Lady Macbeth
Di William Oldroyd
con Florence Pugh, Cosmo Jarvis, Paul Hilton
UK, 2016
genere, drammatico
durata: 89’
La giovane Katherine vive reclusa in un gelido palazzo isolato in campagna, inchiodata da
un matrimonio di convenienza, evitata dal marito, disinteressato a lei, e tormentata dal
suocero che vuole un erede. La noia e la solitudine forzata spingono Katherine, durante
una lunga assenza del marito, ad avventurarsi tra i lavoratori al loro servizio e ad avviare
una relazione appassionata con uno stalliere senza scrupoli. Decisa a non separarsi mai
da lui, folle d'amore, Katherine è pronta a liberarsi di chiunque si frapponga tra lei e la sua
libertà di amare chi vuole.
Ispirato ad un racconto del russo Nikolaj Leskov, "Una Lady Macbeth del distretto di
Mcensk", modificato radicalmente nell'ultima parte e in alcuni presupposti, e ambientato
nel nord dell'Inghilterra, il film di William Oldroyd è un debutto impressionante, tanto per la
forza del suo impianto visivo quanto per quella del carattere al centro del film.

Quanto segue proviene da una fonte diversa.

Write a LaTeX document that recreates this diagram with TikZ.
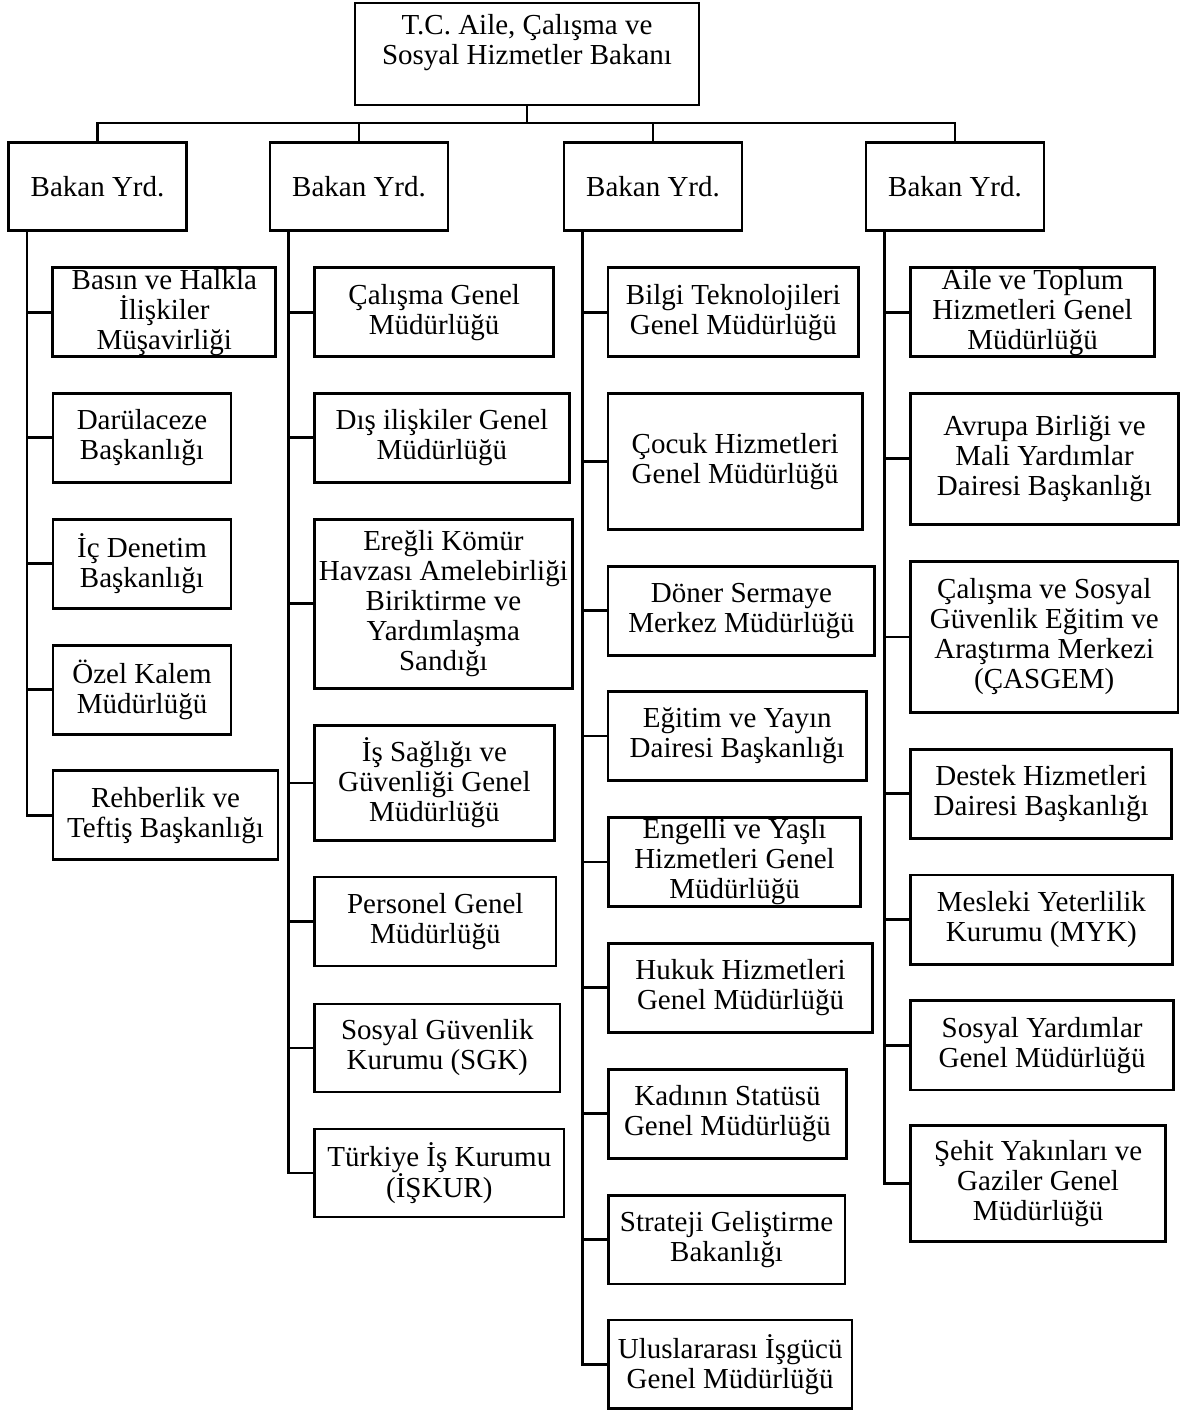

Ritratto di una dark lady ingenua e perversa, “Lady Macbeth” ci presenta la giovane
Katherine come una donna piena di vita e di sensualità, dolorosamente ignorata dall'uomo
dal cui padre è stata comprata e costretta a reprimere il proprio desiderio fino alla soglia
della depressione. Sullo sfondo, splendido e ironico, di un maniero ottocentesco di sobria
ed affascinante eleganza, fotografato come in una serie ininterrotta di dipinti fiamminghi,
nelle più suggestive condizioni di luce naturale e di candela, la vittima si trasforma in
algida, spietata carnefice. La sua fame si fa ingordigia, la sua determinazione follia, la sua
parola recitazione.
Florence Pugh, attrice britannica di cui non potremo non sentir parlare da questo lavoro in
poi, sfrutta magnificamente l'occasione offertale dal ruolo e diventa tutt'uno con l'ambiente,
restituendone l'apparente immobilità degli interni, il coraggio spregiudicato degli esterni
ventosi, la glacialità degli spifferi.
Shakespeariana nella certezza che il fine autorizzi ogni mezzo, sostenuta, in aggiunta, dal
romanticismo di cui ha accuratamente ammantato la sua fantasia d'amore, Katherine è
cieca di fronte all'evidenza delle cose così com'è insensibile all'odore e impermeabile al
senso di colpa. Ha scelto, aggravando definitivamente il suo ritratto, di non farsi intralciare
dal lavorìo della coscienza, di rimuovere immediatamente ciò che altrimenti finirebbe per
perseguitare, ed è con questa diabolica volontà e con passo leggero e occhioni da
bambina che si avvia verso il delitto ultimo e trascina il film, e noi con lui, verso una scena
insostenibile. Il finale arriva esatto e col giusto tempismo, dietro l'angolo di quella scena, a
dire che tutto è cambiato, anche se tutto è rimasto uguale.